----- INFORMATION SHOWN -----

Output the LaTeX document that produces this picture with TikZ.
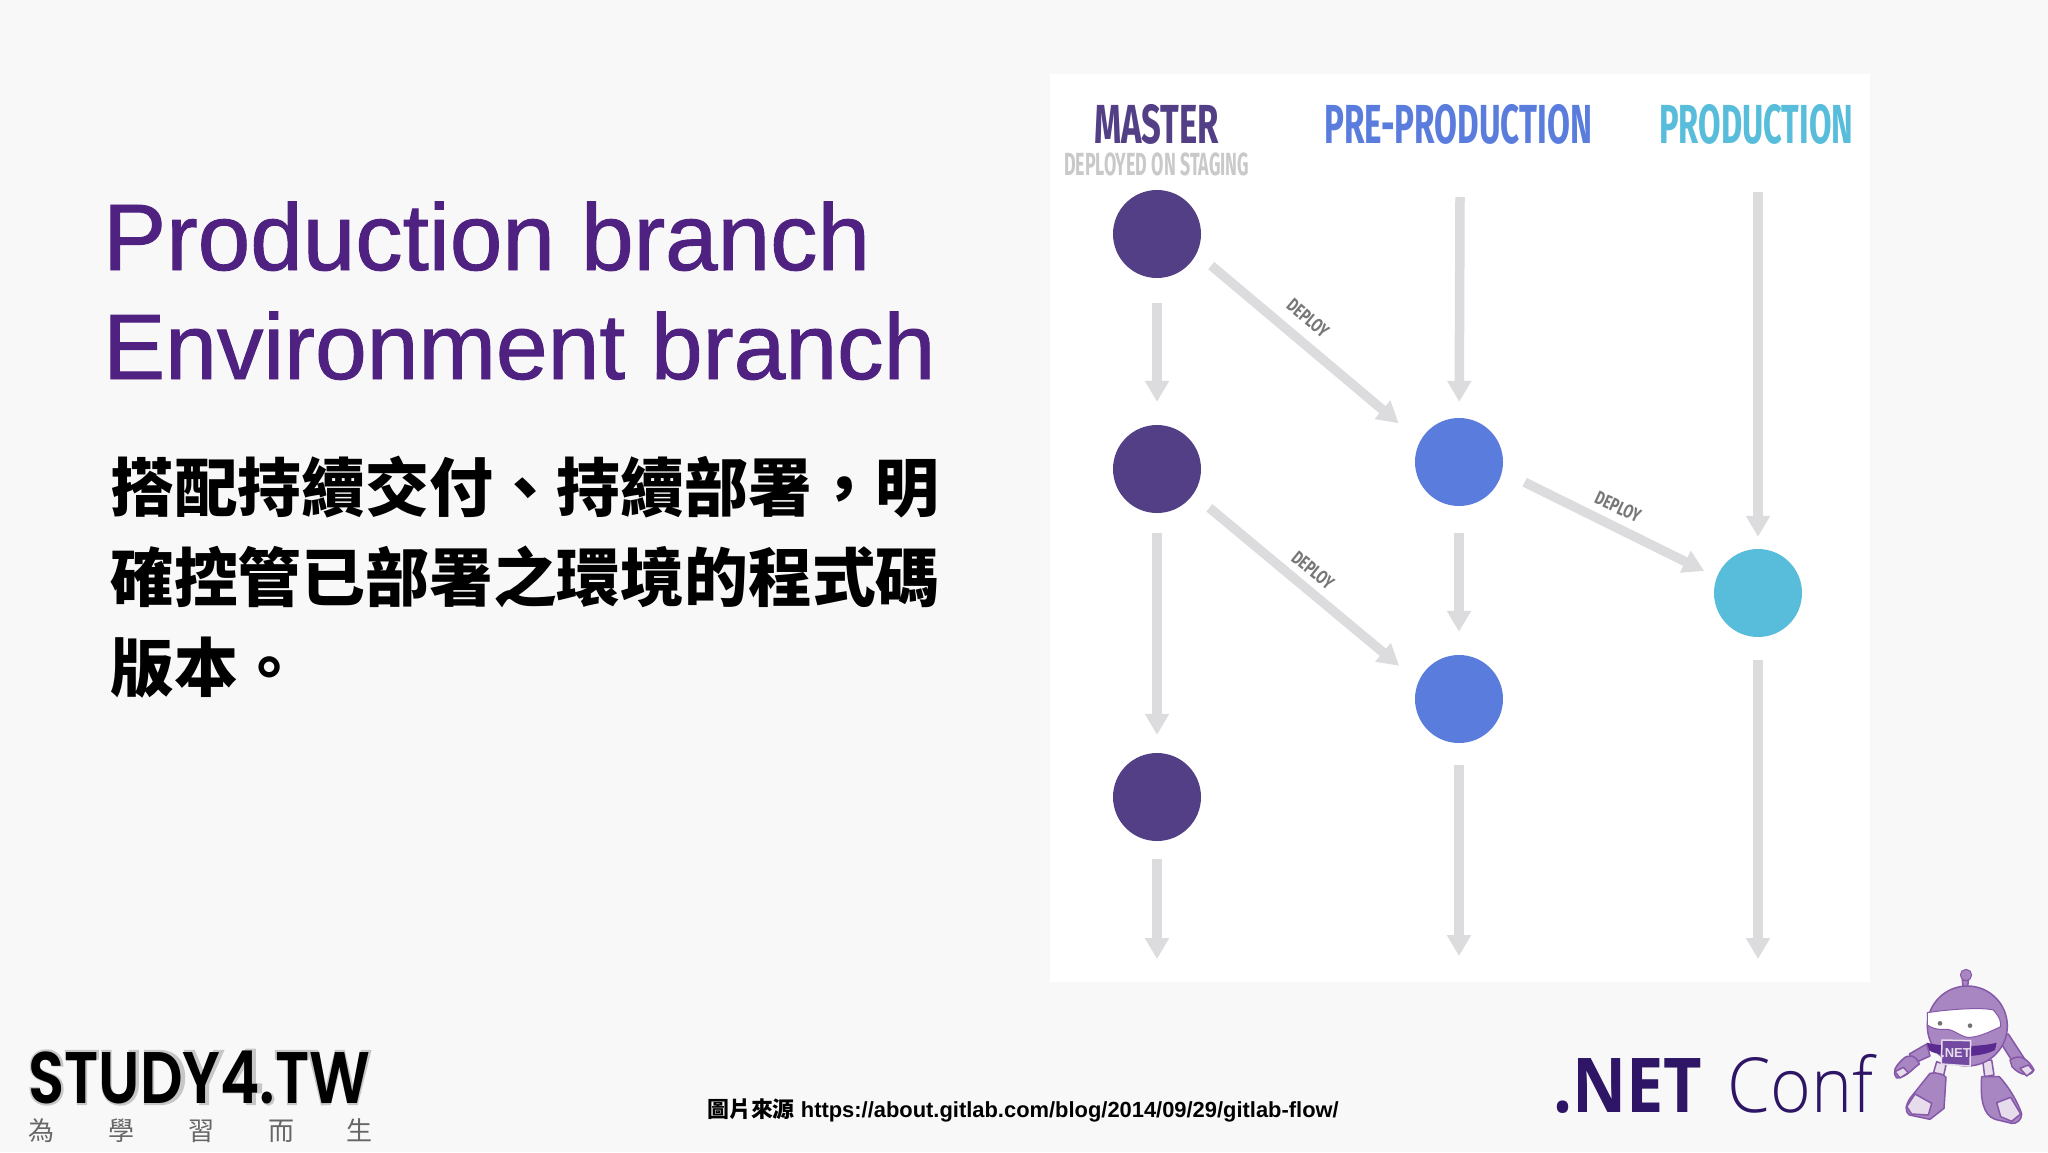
\documentclass[tikz,border=0pt]{standalone}
\usepackage{fontspec}
\usetikzlibrary{arrows.meta}
\setmainfont{Liberation Sans}
\newfontfamily\titlefont[FakeBold=1]{Liberation Sans}
\newfontfamily\cjk{Noto Sans CJK TC}
\newfontfamily\barfont{Fira Sans}
\newfontfamily\logofont{Poppins SemiBold}
\newfontfamily\logohalo[FakeBold=6]{Poppins}
\newfontfamily\confb{Open Sans}
\newfontfamily\confl{Open Sans Light}
% sets #3 in the current font at size #2, stretched to the width #1 (in pt)
\newcommand\fitw[3]{\begingroup\fontsize{#2}{#2}\selectfont
  \setbox0\hbox{#3}\pgfmathsetmacro\fitfac{#1/\wd0}%
  \edef\fitdo{\noexpand\addfontfeature{FakeStretch=\fitfac}}\fitdo #3\endgroup}
\definecolor{bgc}{HTML}{F8F8F9}
\definecolor{titlec}{HTML}{4F2180}
\definecolor{mastc}{HTML}{523F86}
\definecolor{prec}{HTML}{5A7CDD}
\definecolor{prodc}{HTML}{57BDDB}
\definecolor{arrc}{HTML}{DCDBDD}
\definecolor{subc}{HTML}{C9C9C9}
\definecolor{depc}{HTML}{777777}
\definecolor{navy}{HTML}{2E1565}
\definecolor{rline}{HTML}{8558A8}
\definecolor{rfill}{HTML}{A886C2}
\definecolor{rdark}{HTML}{5A2A90}
\definecolor{rpale}{HTML}{E6DCEC}
\tikzset{
  commit/.style={circle,minimum size=88pt,inner sep=0pt,fill=#1},
  flow/.style={draw=arrc,line width=9.5pt,-{Triangle[width=23pt,length=21pt]}},
  colhead/.style={inner sep=0pt,anchor=base west,font=\barfont\bfseries},
  deploylab/.style={inner sep=0pt,text=depc,font=\barfont\bfseries},
  rob/.style={draw=rline,line width=1.5pt,line join=round},
}
\begin{document}
\begin{tikzpicture}[x=1pt,y=-1pt]
\useasboundingbox (0,0) rectangle (2048,1152);
\fill[bgc] (0,0) rectangle (2048,1152);
\fill[white] (1050,74) rectangle (1870,982);

% left text
\node[anchor=base west,inner sep=0pt,text=titlec,font=\titlefont\fontsize{94.5}{108}\selectfont] (t1) at (103,270) {Production branch};
\node[anchor=base west,inner sep=0pt,text=titlec,font=\titlefont\fontsize{93}{108}\selectfont] (t2) at (103,379) {Environment branch};
\node[anchor=west,inner sep=0pt,align=left,text=black,font=\cjk\bfseries\fontsize{63.8}{90}\selectfont] (body) at (110,577) {搭配持續交付、持續部署，明\\確控管已部署之環境的程式碼\\版本。};

% column heads
\node[colhead,text=mastc] (hm) at (1094,143) {\fitw{125}{55}{MASTER}};
\node[colhead,text=prec] (hp) at (1324,143) {\fitw{268}{55}{PRE-PRODUCTION}};
\node[colhead,text=prodc] (hq) at (1659,143) {\fitw{194}{55}{PRODUCTION}};
\node[colhead,text=subc] (hs) at (1064,175) {\fitw{185}{32}{DEPLOYED ON STAGING}};

% commits
\node[commit=mastc] (m1) at (1157,234) {};
\node[commit=mastc] (m2) at (1157,469) {};
\node[commit=mastc] (m3) at (1157,797) {};
\node[commit=prec] (p1) at (1459,462) {};
\node[commit=prec] (p2) at (1459,699) {};
\node[commit=prodc] (q1) at (1758,593) {};
\coordinate (m4) at (1157,959);
\coordinate (p0) at (1460,197);
\coordinate (p3) at (1459,956);
\coordinate (q0) at (1758,192);
\coordinate (q2) at (1758,959);

% vertical flows
\draw[flow,shorten <=25pt,shorten >=23pt] (m1) -- (m2);
\draw[flow,shorten <=20pt,shorten >=18pt] (m2) -- (m3);
\draw[flow,shorten <=18pt] (m3) -- (m4);
\draw[flow,shorten >=16pt] (p0) -- (p1);
\draw[flow,shorten <=27pt,shorten >=23pt] (p1) -- (p2);
\draw[flow,shorten <=22pt] (p2) -- (p3);
\draw[flow,shorten >=12pt] (q0) -- (q1);
\draw[flow,shorten <=23pt] (q1) -- (q2);

% deploy flows
\draw[flow,shorten <=19pt,shorten >=28pt] (m1.-26) -- (p1.152);
\draw[flow,shorten <=21pt,shorten >=25pt] (m2.-35) -- (p2.157);
\draw[flow,shorten <=25pt,shorten >=14pt] (p1.-12) -- (q1.159);

\node[deploylab,rotate=-40] (d1) at (1308,318) {\fitw{48}{19}{DEPLOY}};
\node[deploylab,rotate=-25] (d2) at (1618,507) {\fitw{48}{19}{DEPLOY}};
\node[deploylab,rotate=-39] (d3) at (1313,570) {\fitw{48}{19}{DEPLOY}};

% footer
\node[anchor=base west,inner sep=0pt,text=black,font=\fontsize{21.9}{26}\selectfont\bfseries] (src) at (707,1117) {{\cjk 圖片來源} https://about.gitlab.com/blog/2014/09/29/gitlab-flow/};

% study4 logo
\node[anchor=base west,inner sep=0pt,text=black!22,font=\logohalo] (logoh) at (28,1103) {\fitw{342}{73}{STUDY4.TW}};
\node[anchor=base west,inner sep=0pt,text=black,font=\logofont] (logo) at (28,1103) {\fitw{342}{73}{STUDY4.TW}};
\node[anchor=west,inner sep=0pt,text=black!60,font=\cjk\fontsize{26}{28}\selectfont] (motto) at (28,1131) {為\hspace{54pt}學\hspace{54pt}習\hspace{54pt}而\hspace{52pt}生};

% .NET Conf
\node[anchor=base west,inner sep=0pt,text=navy] (conf) at (1553,1112) {{\confb\bfseries\fitw{149}{75.6}{.NET}}\hspace{25pt}{\confl\fitw{146}{76}{Conf}}};

% robot
\begin{scope}[shift={(1880,960)},x=0.3333pt,y=-0.3333pt]
  % antenna
  \draw[rob,fill=rfill] (247,60) -- (250,92) -- (262,92) -- (265,60) -- cycle;
  \fill[rfill,draw=rline,line width=1pt] (258,45) circle [x radius=17,y radius=17];
  % arms
  \draw[rob,fill=rfill] (140,252) -- (88,282) -- (102,310) -- (150,288) -- cycle;
  \draw[rob,fill=rfill] (345,222) -- (385,222) -- (436,300) -- (405,316) -- cycle;
  \draw[rob,fill=rfill] (68,298) .. controls (85,280) and (108,286) .. (118,312) .. controls (95,328) and (80,352) .. (50,354) .. controls (36,335) and (45,320) .. (68,298) -- cycle;
  \draw[rob,fill=rpale] (45,335) -- (70,322) -- (85,338) -- (60,354) -- cycle;
  \draw[rob,fill=rfill] (390,300) .. controls (420,278) and (447,300) .. (462,330) .. controls (452,352) and (420,347) .. (396,320) -- cycle;
  \draw[rob,fill=rpale] (420,325) -- (445,315) -- (460,332) -- (440,348) -- cycle;
  % legs
  \draw[rob,fill=rpale] (170,305) -- (198,315) -- (190,350) -- (160,340) -- cycle;
  \draw[rob,fill=rpale] (308,300) -- (335,300) -- (342,345) -- (314,350) -- cycle;
  % feet
  \draw[rob,fill=rfill] (150,340) .. controls (170,335) and (195,345) .. (198,352) -- (192,445) -- (150,478) -- (88,465) .. controls (72,450) and (78,435) .. (90,415) -- cycle;
  \draw[rob,fill=rpale] (80,440) -- (105,402) -- (155,430) -- (145,465) -- (95,462) -- cycle;
  \draw[rob,fill=rfill] (305,350) -- (358,350) .. controls (390,385) and (415,430) .. (425,462) .. controls (425,480) and (410,492) .. (395,490) -- (345,478) .. controls (310,465) and (300,420) .. (305,350) -- cycle;
  \draw[rob,fill=rpale] (350,428) -- (392,412) -- (422,462) -- (395,484) -- (362,470) -- cycle;
  % body
  \fill[rfill,draw=rline,line width=1.5pt] (262,198) circle [x radius=120,y radius=120];
  \fill[rdark] (140,248) .. controls (190,262) and (300,262) .. (350,248) -- (345,270) .. controls (300,295) and (190,295) .. (148,272) -- cycle;
  % visor
  \draw[line width=1pt,draw=rline,fill=white] (142,158) .. controls (190,150) and (300,140) .. (340,150) .. controls (362,175) and (362,185) .. (362,200) .. controls (330,215) and (300,230) .. (270,232) .. controls (245,235) and (220,205) .. (195,208) .. controls (175,210) and (155,205) .. (142,195) -- cycle;
  \fill[black!55] (180,190) circle [radius=7];
  \fill[black!55] (270,197) circle [radius=7];
  % badge
  \draw[line width=1.5pt,draw=rpale,fill=rdark!85!white] (186,240) -- (272,242) -- (270,318) -- (184,312) -- cycle;
  \node[inner sep=0pt,text=rpale,font=\bfseries\fontsize{13}{14}\selectfont] (badge) at (228,279) {.NET};
\end{scope}
\end{tikzpicture}
\end{document}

-----

» **TASK INSTRUCTIONS**:
Up to and including the line with "(body) at (110,577)", copy the data above from its first line. Skip pictures.

» **RESPONSE TO THIS TASK**:
Output the LaTeX document that produces this picture with TikZ.
\documentclass[tikz,border=0pt]{standalone}
\usepackage{fontspec}
\usetikzlibrary{arrows.meta}
\setmainfont{Liberation Sans}
\newfontfamily\titlefont[FakeBold=1]{Liberation Sans}
\newfontfamily\cjk{Noto Sans CJK TC}
\newfontfamily\barfont{Fira Sans}
\newfontfamily\logofont{Poppins SemiBold}
\newfontfamily\logohalo[FakeBold=6]{Poppins}
\newfontfamily\confb{Open Sans}
\newfontfamily\confl{Open Sans Light}
% sets #3 in the current font at size #2, stretched to the width #1 (in pt)
\newcommand\fitw[3]{\begingroup\fontsize{#2}{#2}\selectfont
  \setbox0\hbox{#3}\pgfmathsetmacro\fitfac{#1/\wd0}%
  \edef\fitdo{\noexpand\addfontfeature{FakeStretch=\fitfac}}\fitdo #3\endgroup}
\definecolor{bgc}{HTML}{F8F8F9}
\definecolor{titlec}{HTML}{4F2180}
\definecolor{mastc}{HTML}{523F86}
\definecolor{prec}{HTML}{5A7CDD}
\definecolor{prodc}{HTML}{57BDDB}
\definecolor{arrc}{HTML}{DCDBDD}
\definecolor{subc}{HTML}{C9C9C9}
\definecolor{depc}{HTML}{777777}
\definecolor{navy}{HTML}{2E1565}
\definecolor{rline}{HTML}{8558A8}
\definecolor{rfill}{HTML}{A886C2}
\definecolor{rdark}{HTML}{5A2A90}
\definecolor{rpale}{HTML}{E6DCEC}
\tikzset{
  commit/.style={circle,minimum size=88pt,inner sep=0pt,fill=#1},
  flow/.style={draw=arrc,line width=9.5pt,-{Triangle[width=23pt,length=21pt]}},
  colhead/.style={inner sep=0pt,anchor=base west,font=\barfont\bfseries},
  deploylab/.style={inner sep=0pt,text=depc,font=\barfont\bfseries},
  rob/.style={draw=rline,line width=1.5pt,line join=round},
}
\begin{document}
\begin{tikzpicture}[x=1pt,y=-1pt]
\useasboundingbox (0,0) rectangle (2048,1152);
\fill[bgc] (0,0) rectangle (2048,1152);
\fill[white] (1050,74) rectangle (1870,982);

% left text
\node[anchor=base west,inner sep=0pt,text=titlec,font=\titlefont\fontsize{94.5}{108}\selectfont] (t1) at (103,270) {Production branch};
\node[anchor=base west,inner sep=0pt,text=titlec,font=\titlefont\fontsize{93}{108}\selectfont] (t2) at (103,379) {Environment branch};
\node[anchor=west,inner sep=0pt,align=left,text=black,font=\cjk\bfseries\fontsize{63.8}{90}\selectfont] (body) at (110,577) {搭配持續交付、持續部署，明\\確控管已部署之環境的程式碼\\版本。};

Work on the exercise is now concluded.